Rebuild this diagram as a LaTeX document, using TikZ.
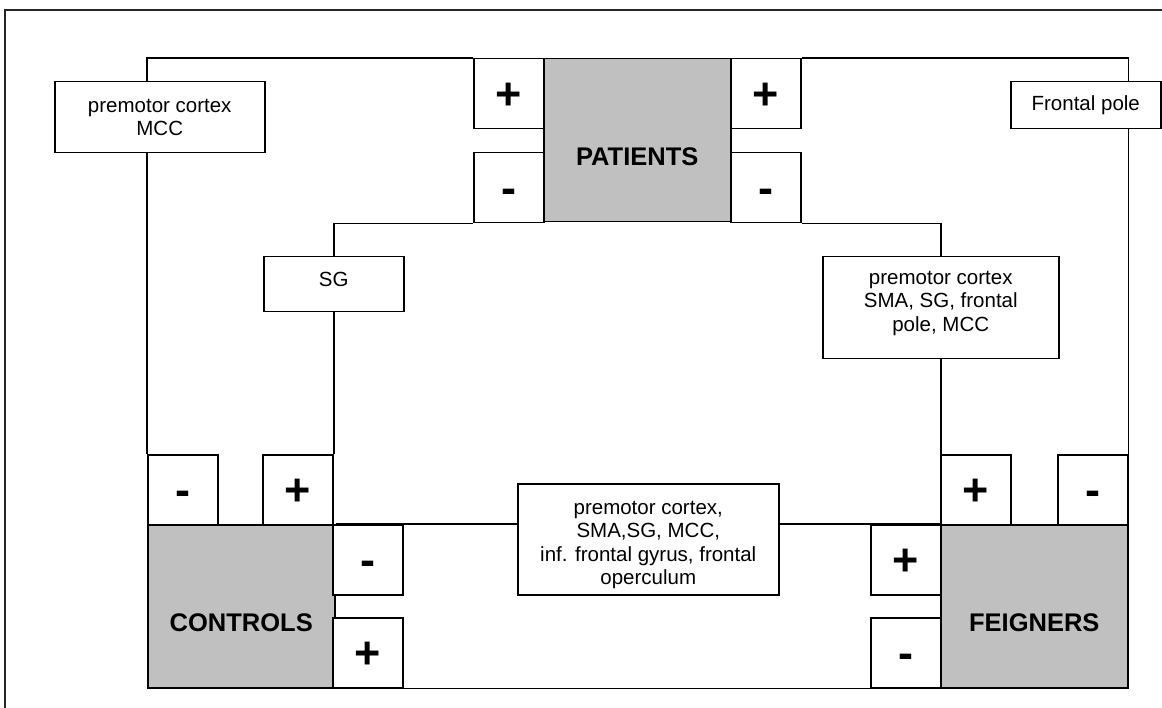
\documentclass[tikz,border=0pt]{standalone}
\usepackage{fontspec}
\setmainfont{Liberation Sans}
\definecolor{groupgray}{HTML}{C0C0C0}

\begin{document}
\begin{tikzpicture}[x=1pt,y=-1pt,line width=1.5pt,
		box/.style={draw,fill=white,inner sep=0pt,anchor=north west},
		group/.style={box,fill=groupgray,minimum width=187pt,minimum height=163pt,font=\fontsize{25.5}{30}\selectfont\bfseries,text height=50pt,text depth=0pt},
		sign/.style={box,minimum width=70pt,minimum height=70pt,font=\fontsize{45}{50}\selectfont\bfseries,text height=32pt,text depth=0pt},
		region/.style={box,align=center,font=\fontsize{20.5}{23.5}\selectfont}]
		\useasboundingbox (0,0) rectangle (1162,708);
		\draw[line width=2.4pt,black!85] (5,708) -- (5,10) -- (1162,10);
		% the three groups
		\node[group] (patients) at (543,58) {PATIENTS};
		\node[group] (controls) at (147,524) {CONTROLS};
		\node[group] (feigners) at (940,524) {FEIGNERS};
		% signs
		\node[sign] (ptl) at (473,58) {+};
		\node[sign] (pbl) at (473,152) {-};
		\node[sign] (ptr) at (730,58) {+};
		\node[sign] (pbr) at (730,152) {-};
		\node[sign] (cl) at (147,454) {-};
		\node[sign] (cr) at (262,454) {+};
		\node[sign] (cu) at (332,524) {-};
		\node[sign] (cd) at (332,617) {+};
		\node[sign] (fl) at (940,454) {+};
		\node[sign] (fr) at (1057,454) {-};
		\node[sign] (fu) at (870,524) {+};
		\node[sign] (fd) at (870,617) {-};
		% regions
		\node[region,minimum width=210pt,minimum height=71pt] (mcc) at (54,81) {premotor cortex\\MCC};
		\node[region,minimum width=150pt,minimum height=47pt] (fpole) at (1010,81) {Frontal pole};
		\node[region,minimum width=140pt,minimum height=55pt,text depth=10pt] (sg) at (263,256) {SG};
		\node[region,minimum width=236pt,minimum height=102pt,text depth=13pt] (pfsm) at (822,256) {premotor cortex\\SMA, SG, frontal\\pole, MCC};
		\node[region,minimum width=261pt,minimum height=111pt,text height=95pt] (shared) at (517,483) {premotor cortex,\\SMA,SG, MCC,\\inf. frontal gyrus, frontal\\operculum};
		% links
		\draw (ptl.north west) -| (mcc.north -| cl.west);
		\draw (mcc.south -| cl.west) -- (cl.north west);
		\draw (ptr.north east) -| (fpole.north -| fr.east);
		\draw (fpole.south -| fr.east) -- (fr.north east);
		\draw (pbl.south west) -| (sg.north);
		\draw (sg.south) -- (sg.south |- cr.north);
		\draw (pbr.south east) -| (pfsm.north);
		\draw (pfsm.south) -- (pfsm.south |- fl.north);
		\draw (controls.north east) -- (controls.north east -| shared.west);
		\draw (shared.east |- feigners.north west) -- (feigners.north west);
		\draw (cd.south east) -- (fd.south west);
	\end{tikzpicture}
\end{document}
◆ ◆ ◆ ◆
* **Instruction**
Quote the listing above in full, except for the pictures.

* **Result**
Rebuild this diagram as a LaTeX document, using TikZ.
\documentclass[tikz,border=0pt]{standalone}
\usepackage{fontspec}
\setmainfont{Liberation Sans}
\definecolor{groupgray}{HTML}{C0C0C0}

\begin{document}
\begin{tikzpicture}[x=1pt,y=-1pt,line width=1.5pt,
		box/.style={draw,fill=white,inner sep=0pt,anchor=north west},
		group/.style={box,fill=groupgray,minimum width=187pt,minimum height=163pt,font=\fontsize{25.5}{30}\selectfont\bfseries,text height=50pt,text depth=0pt},
		sign/.style={box,minimum width=70pt,minimum height=70pt,font=\fontsize{45}{50}\selectfont\bfseries,text height=32pt,text depth=0pt},
		region/.style={box,align=center,font=\fontsize{20.5}{23.5}\selectfont}]
		\useasboundingbox (0,0) rectangle (1162,708);
		\draw[line width=2.4pt,black!85] (5,708) -- (5,10) -- (1162,10);
		% the three groups
		\node[group] (patients) at (543,58) {PATIENTS};
		\node[group] (controls) at (147,524) {CONTROLS};
		\node[group] (feigners) at (940,524) {FEIGNERS};
		% signs
		\node[sign] (ptl) at (473,58) {+};
		\node[sign] (pbl) at (473,152) {-};
		\node[sign] (ptr) at (730,58) {+};
		\node[sign] (pbr) at (730,152) {-};
		\node[sign] (cl) at (147,454) {-};
		\node[sign] (cr) at (262,454) {+};
		\node[sign] (cu) at (332,524) {-};
		\node[sign] (cd) at (332,617) {+};
		\node[sign] (fl) at (940,454) {+};
		\node[sign] (fr) at (1057,454) {-};
		\node[sign] (fu) at (870,524) {+};
		\node[sign] (fd) at (870,617) {-};
		% regions
		\node[region,minimum width=210pt,minimum height=71pt] (mcc) at (54,81) {premotor cortex\\MCC};
		\node[region,minimum width=150pt,minimum height=47pt] (fpole) at (1010,81) {Frontal pole};
		\node[region,minimum width=140pt,minimum height=55pt,text depth=10pt] (sg) at (263,256) {SG};
		\node[region,minimum width=236pt,minimum height=102pt,text depth=13pt] (pfsm) at (822,256) {premotor cortex\\SMA, SG, frontal\\pole, MCC};
		\node[region,minimum width=261pt,minimum height=111pt,text height=95pt] (shared) at (517,483) {premotor cortex,\\SMA,SG, MCC,\\inf. frontal gyrus, frontal\\operculum};
		% links
		\draw (ptl.north west) -| (mcc.north -| cl.west);
		\draw (mcc.south -| cl.west) -- (cl.north west);
		\draw (ptr.north east) -| (fpole.north -| fr.east);
		\draw (fpole.south -| fr.east) -- (fr.north east);
		\draw (pbl.south west) -| (sg.north);
		\draw (sg.south) -- (sg.south |- cr.north);
		\draw (pbr.south east) -| (pfsm.north);
		\draw (pfsm.south) -- (pfsm.south |- fl.north);
		\draw (controls.north east) -- (controls.north east -| shared.west);
		\draw (shared.east |- feigners.north west) -- (feigners.north west);
		\draw (cd.south east) -- (fd.south west);
	\end{tikzpicture}
\end{document}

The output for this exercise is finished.